>>>>>
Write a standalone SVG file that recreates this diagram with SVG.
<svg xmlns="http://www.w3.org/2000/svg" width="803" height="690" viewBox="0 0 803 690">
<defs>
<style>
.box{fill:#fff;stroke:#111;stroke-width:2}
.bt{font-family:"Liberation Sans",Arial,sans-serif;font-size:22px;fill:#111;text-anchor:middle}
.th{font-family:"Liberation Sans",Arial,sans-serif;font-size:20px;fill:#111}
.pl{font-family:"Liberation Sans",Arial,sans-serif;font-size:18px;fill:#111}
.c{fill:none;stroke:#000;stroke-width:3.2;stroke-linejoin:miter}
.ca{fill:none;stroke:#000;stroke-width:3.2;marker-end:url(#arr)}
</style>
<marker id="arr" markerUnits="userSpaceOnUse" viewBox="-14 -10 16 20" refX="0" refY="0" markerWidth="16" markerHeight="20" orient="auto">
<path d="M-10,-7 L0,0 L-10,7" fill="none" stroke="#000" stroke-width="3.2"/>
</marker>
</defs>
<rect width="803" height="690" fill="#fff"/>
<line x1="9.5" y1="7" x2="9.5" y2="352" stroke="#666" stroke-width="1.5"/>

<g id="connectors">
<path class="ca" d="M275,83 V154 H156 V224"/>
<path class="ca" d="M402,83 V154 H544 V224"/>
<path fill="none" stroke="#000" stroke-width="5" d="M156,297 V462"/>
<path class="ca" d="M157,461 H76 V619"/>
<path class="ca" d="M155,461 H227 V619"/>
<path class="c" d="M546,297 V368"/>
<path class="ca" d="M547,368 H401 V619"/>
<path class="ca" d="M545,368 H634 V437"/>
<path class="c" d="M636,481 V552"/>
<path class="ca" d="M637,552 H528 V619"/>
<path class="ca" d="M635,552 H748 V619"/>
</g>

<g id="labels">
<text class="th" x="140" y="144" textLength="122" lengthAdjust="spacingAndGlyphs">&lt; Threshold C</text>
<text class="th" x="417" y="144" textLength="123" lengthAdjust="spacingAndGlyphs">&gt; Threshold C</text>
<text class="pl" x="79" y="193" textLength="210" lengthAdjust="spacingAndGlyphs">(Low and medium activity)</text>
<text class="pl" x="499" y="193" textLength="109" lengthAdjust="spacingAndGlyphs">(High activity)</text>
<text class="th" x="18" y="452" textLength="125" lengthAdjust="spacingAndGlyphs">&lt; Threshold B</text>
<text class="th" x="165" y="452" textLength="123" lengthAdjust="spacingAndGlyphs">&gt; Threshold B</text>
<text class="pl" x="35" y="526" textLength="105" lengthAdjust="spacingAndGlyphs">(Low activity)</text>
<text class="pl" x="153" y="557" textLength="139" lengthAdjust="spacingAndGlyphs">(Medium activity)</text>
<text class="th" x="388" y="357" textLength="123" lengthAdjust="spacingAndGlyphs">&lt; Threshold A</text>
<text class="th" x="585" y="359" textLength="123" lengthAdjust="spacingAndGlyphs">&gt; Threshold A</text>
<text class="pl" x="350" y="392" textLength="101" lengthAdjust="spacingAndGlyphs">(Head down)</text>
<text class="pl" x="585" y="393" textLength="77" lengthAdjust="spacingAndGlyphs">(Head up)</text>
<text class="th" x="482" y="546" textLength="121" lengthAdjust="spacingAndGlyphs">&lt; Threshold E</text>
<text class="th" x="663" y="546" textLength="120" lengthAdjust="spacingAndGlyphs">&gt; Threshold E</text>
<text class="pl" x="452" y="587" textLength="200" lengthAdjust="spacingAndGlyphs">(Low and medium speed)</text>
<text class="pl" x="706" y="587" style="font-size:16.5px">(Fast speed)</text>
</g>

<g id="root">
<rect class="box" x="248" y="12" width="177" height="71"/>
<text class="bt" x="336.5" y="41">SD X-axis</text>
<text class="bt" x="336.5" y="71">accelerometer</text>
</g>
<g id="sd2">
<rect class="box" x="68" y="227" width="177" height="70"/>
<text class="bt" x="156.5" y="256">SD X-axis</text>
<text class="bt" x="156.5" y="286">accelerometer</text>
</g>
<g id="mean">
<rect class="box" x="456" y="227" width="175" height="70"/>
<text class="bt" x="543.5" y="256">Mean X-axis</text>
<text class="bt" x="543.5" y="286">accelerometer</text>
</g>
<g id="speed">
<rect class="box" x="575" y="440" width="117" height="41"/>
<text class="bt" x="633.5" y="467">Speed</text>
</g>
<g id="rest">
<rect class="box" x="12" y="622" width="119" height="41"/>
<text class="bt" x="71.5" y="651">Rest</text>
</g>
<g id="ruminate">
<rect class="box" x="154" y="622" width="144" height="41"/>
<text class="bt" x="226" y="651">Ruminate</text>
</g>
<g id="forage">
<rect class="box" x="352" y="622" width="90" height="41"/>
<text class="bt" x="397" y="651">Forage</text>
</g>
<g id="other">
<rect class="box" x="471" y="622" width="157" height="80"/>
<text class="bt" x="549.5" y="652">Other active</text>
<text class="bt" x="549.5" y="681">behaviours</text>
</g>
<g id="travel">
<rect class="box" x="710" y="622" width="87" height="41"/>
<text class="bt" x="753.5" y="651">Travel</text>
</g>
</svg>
<<<<<
■ Do this
Output the lines above verbatim and in full.

■ Answer for the task
Write a standalone SVG file that recreates this diagram with SVG.
<svg xmlns="http://www.w3.org/2000/svg" width="803" height="690" viewBox="0 0 803 690">
<defs>
<style>
.box{fill:#fff;stroke:#111;stroke-width:2}
.bt{font-family:"Liberation Sans",Arial,sans-serif;font-size:22px;fill:#111;text-anchor:middle}
.th{font-family:"Liberation Sans",Arial,sans-serif;font-size:20px;fill:#111}
.pl{font-family:"Liberation Sans",Arial,sans-serif;font-size:18px;fill:#111}
.c{fill:none;stroke:#000;stroke-width:3.2;stroke-linejoin:miter}
.ca{fill:none;stroke:#000;stroke-width:3.2;marker-end:url(#arr)}
</style>
<marker id="arr" markerUnits="userSpaceOnUse" viewBox="-14 -10 16 20" refX="0" refY="0" markerWidth="16" markerHeight="20" orient="auto">
<path d="M-10,-7 L0,0 L-10,7" fill="none" stroke="#000" stroke-width="3.2"/>
</marker>
</defs>
<rect width="803" height="690" fill="#fff"/>
<line x1="9.5" y1="7" x2="9.5" y2="352" stroke="#666" stroke-width="1.5"/>

<g id="connectors">
<path class="ca" d="M275,83 V154 H156 V224"/>
<path class="ca" d="M402,83 V154 H544 V224"/>
<path fill="none" stroke="#000" stroke-width="5" d="M156,297 V462"/>
<path class="ca" d="M157,461 H76 V619"/>
<path class="ca" d="M155,461 H227 V619"/>
<path class="c" d="M546,297 V368"/>
<path class="ca" d="M547,368 H401 V619"/>
<path class="ca" d="M545,368 H634 V437"/>
<path class="c" d="M636,481 V552"/>
<path class="ca" d="M637,552 H528 V619"/>
<path class="ca" d="M635,552 H748 V619"/>
</g>

<g id="labels">
<text class="th" x="140" y="144" textLength="122" lengthAdjust="spacingAndGlyphs">&lt; Threshold C</text>
<text class="th" x="417" y="144" textLength="123" lengthAdjust="spacingAndGlyphs">&gt; Threshold C</text>
<text class="pl" x="79" y="193" textLength="210" lengthAdjust="spacingAndGlyphs">(Low and medium activity)</text>
<text class="pl" x="499" y="193" textLength="109" lengthAdjust="spacingAndGlyphs">(High activity)</text>
<text class="th" x="18" y="452" textLength="125" lengthAdjust="spacingAndGlyphs">&lt; Threshold B</text>
<text class="th" x="165" y="452" textLength="123" lengthAdjust="spacingAndGlyphs">&gt; Threshold B</text>
<text class="pl" x="35" y="526" textLength="105" lengthAdjust="spacingAndGlyphs">(Low activity)</text>
<text class="pl" x="153" y="557" textLength="139" lengthAdjust="spacingAndGlyphs">(Medium activity)</text>
<text class="th" x="388" y="357" textLength="123" lengthAdjust="spacingAndGlyphs">&lt; Threshold A</text>
<text class="th" x="585" y="359" textLength="123" lengthAdjust="spacingAndGlyphs">&gt; Threshold A</text>
<text class="pl" x="350" y="392" textLength="101" lengthAdjust="spacingAndGlyphs">(Head down)</text>
<text class="pl" x="585" y="393" textLength="77" lengthAdjust="spacingAndGlyphs">(Head up)</text>
<text class="th" x="482" y="546" textLength="121" lengthAdjust="spacingAndGlyphs">&lt; Threshold E</text>
<text class="th" x="663" y="546" textLength="120" lengthAdjust="spacingAndGlyphs">&gt; Threshold E</text>
<text class="pl" x="452" y="587" textLength="200" lengthAdjust="spacingAndGlyphs">(Low and medium speed)</text>
<text class="pl" x="706" y="587" style="font-size:16.5px">(Fast speed)</text>
</g>

<g id="root">
<rect class="box" x="248" y="12" width="177" height="71"/>
<text class="bt" x="336.5" y="41">SD X-axis</text>
<text class="bt" x="336.5" y="71">accelerometer</text>
</g>
<g id="sd2">
<rect class="box" x="68" y="227" width="177" height="70"/>
<text class="bt" x="156.5" y="256">SD X-axis</text>
<text class="bt" x="156.5" y="286">accelerometer</text>
</g>
<g id="mean">
<rect class="box" x="456" y="227" width="175" height="70"/>
<text class="bt" x="543.5" y="256">Mean X-axis</text>
<text class="bt" x="543.5" y="286">accelerometer</text>
</g>
<g id="speed">
<rect class="box" x="575" y="440" width="117" height="41"/>
<text class="bt" x="633.5" y="467">Speed</text>
</g>
<g id="rest">
<rect class="box" x="12" y="622" width="119" height="41"/>
<text class="bt" x="71.5" y="651">Rest</text>
</g>
<g id="ruminate">
<rect class="box" x="154" y="622" width="144" height="41"/>
<text class="bt" x="226" y="651">Ruminate</text>
</g>
<g id="forage">
<rect class="box" x="352" y="622" width="90" height="41"/>
<text class="bt" x="397" y="651">Forage</text>
</g>
<g id="other">
<rect class="box" x="471" y="622" width="157" height="80"/>
<text class="bt" x="549.5" y="652">Other active</text>
<text class="bt" x="549.5" y="681">behaviours</text>
</g>
<g id="travel">
<rect class="box" x="710" y="622" width="87" height="41"/>
<text class="bt" x="753.5" y="651">Travel</text>
</g>
</svg>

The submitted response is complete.